Un jeune soldat prussien

La batterie de Pérouse après la proclamation de paix, gravure sur acier, 1871 ©Musée(s) de Belfort

« Mes parents bien aimés !

Enfin, enfin, Dieu merci, la guerre est finie pour nous aussi. Remerciez Dieu un million de fois, qu'il m'ait si fidèlement protégé jusqu'à présent, me gardant sain et sauf ; maintenant il m'aidera aussi, afin que nous puissions bientôt rentrer à la maison en bonne santé et heureux.

Vous aurez déjà appris dans le journal que nous avons eu une trève depuis le 13 [février] au soir et que nous allons occuper Belfort le 18 au plus tard. (...)

Dans ma précédente lettre du 10 [février], je vous ai écrit que nous avions reçu l'ordre de travailler la nuit suivante. A 6 heures du soir, nous avons marché dans un cloaque épouvantable et avons fait un long détour par les Basses-Perches, et nous avons dû construire une batterie là-bas, où nous avons subi des tirs importants. Un éclat d'obus a volé près de ma tête et a sectionné en deux le bras de mon voisin. Samedi matin à 9 heures, nous sommes revenus extrêmement épuisés, mais nous nous sommes reposés jusqu'à lundi soir. (...)

Malgré le fait que pas moins de 52 batteries et environ 200 canons de calibres variés aient été installés et allaient ouvrir un feu meurtrier dans les prochains jours, nous ne pensions pas que Belfort pourrait être bientôt contraint de se rendre. (...)

A 6 heures 30 du soir, je suis arrivé à la batterie entre Pérouse et les Hautes-Perches. Nos canons étaient comme abandonnés, ce qui nous étonna grandement. Nos artilleurs nous ont dit qu'il était interdit de tirer jusqu'à 8 heures du matin. Des munitions ont encore été apportées.

De la forteresse, les français ont tiré violemment jusqu'après 8 heures du soir, mais ensuite, le calme de la nuit n'a pas été à nouveau perturbé par un tir. Lorsque nous avons été remplacés tôt le matin et que nous sommes descendus à Pérouse, nous avons appris qu'une trève de trois jours avait été conclue pour le moment.

Maintenant, la joie est générale, toute la journée il y a eu une vie animée dans le village et dans les retranchements. Malgré l'interdiction, nous avons déjà visité les avant-postes français et nous nous sommes salués de manière amicale et en toute camaraderie.

Le stollen [gâteau traditionnel] et la saucisse étaient excellents.
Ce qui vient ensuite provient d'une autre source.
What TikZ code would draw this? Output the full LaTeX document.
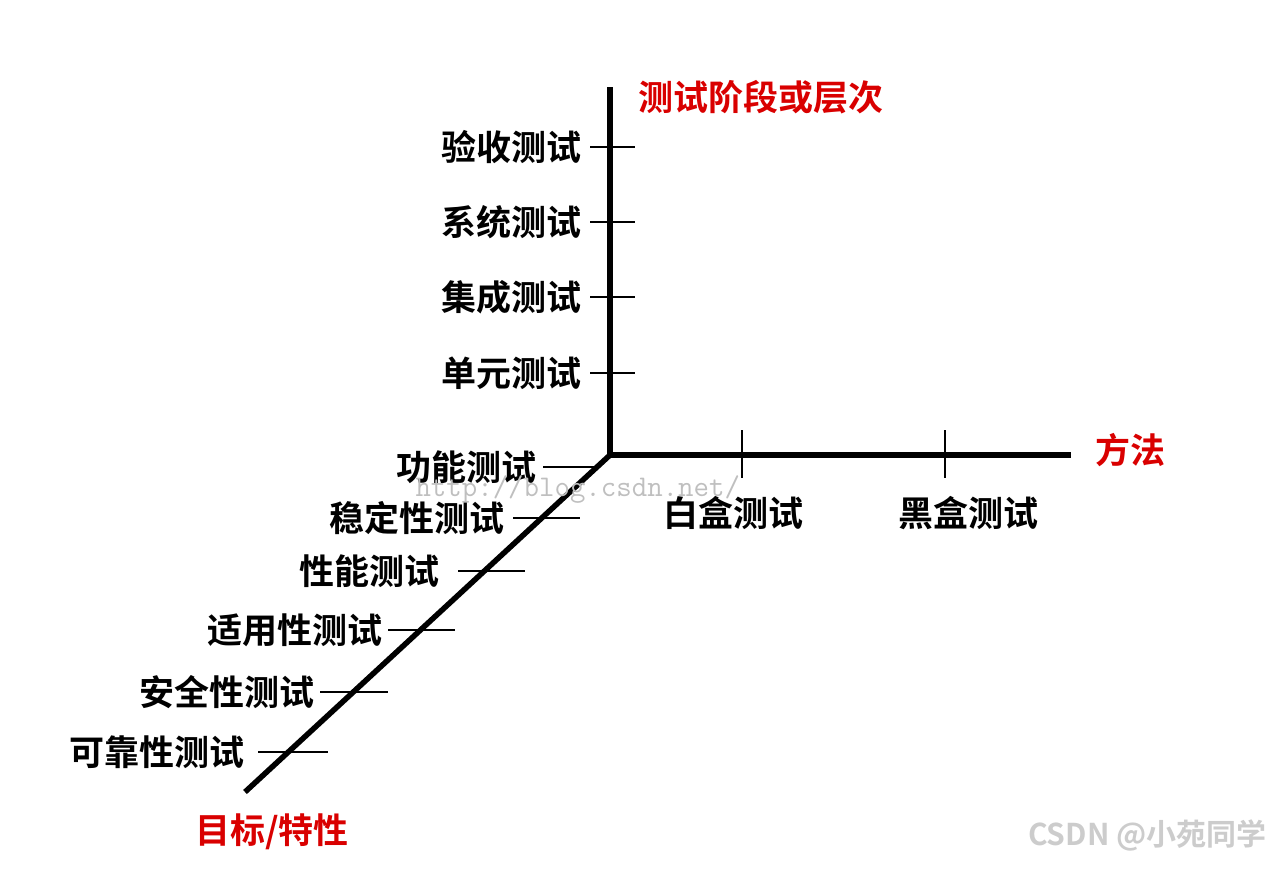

De Döbernitz nous avons reçu des biscottes, du beurre et des saucisses, de Rudolf une pipe et du tabac*. J'apprécie beaucoup cette dernière sorte de tabac et j'ai demandé à Rudolf un nouvel envoi avec la pochette assortie. (...)

Et bien, pour aujourd'hui au-revoir, saluez tous les amis, connaissances et parents. Chassez vos soucis et pensez paisiblement à votre fils, Hermann Kretzschmar, qui espère rentrer bientôt chez lui. »

Source : Collection privée - Droits réservés.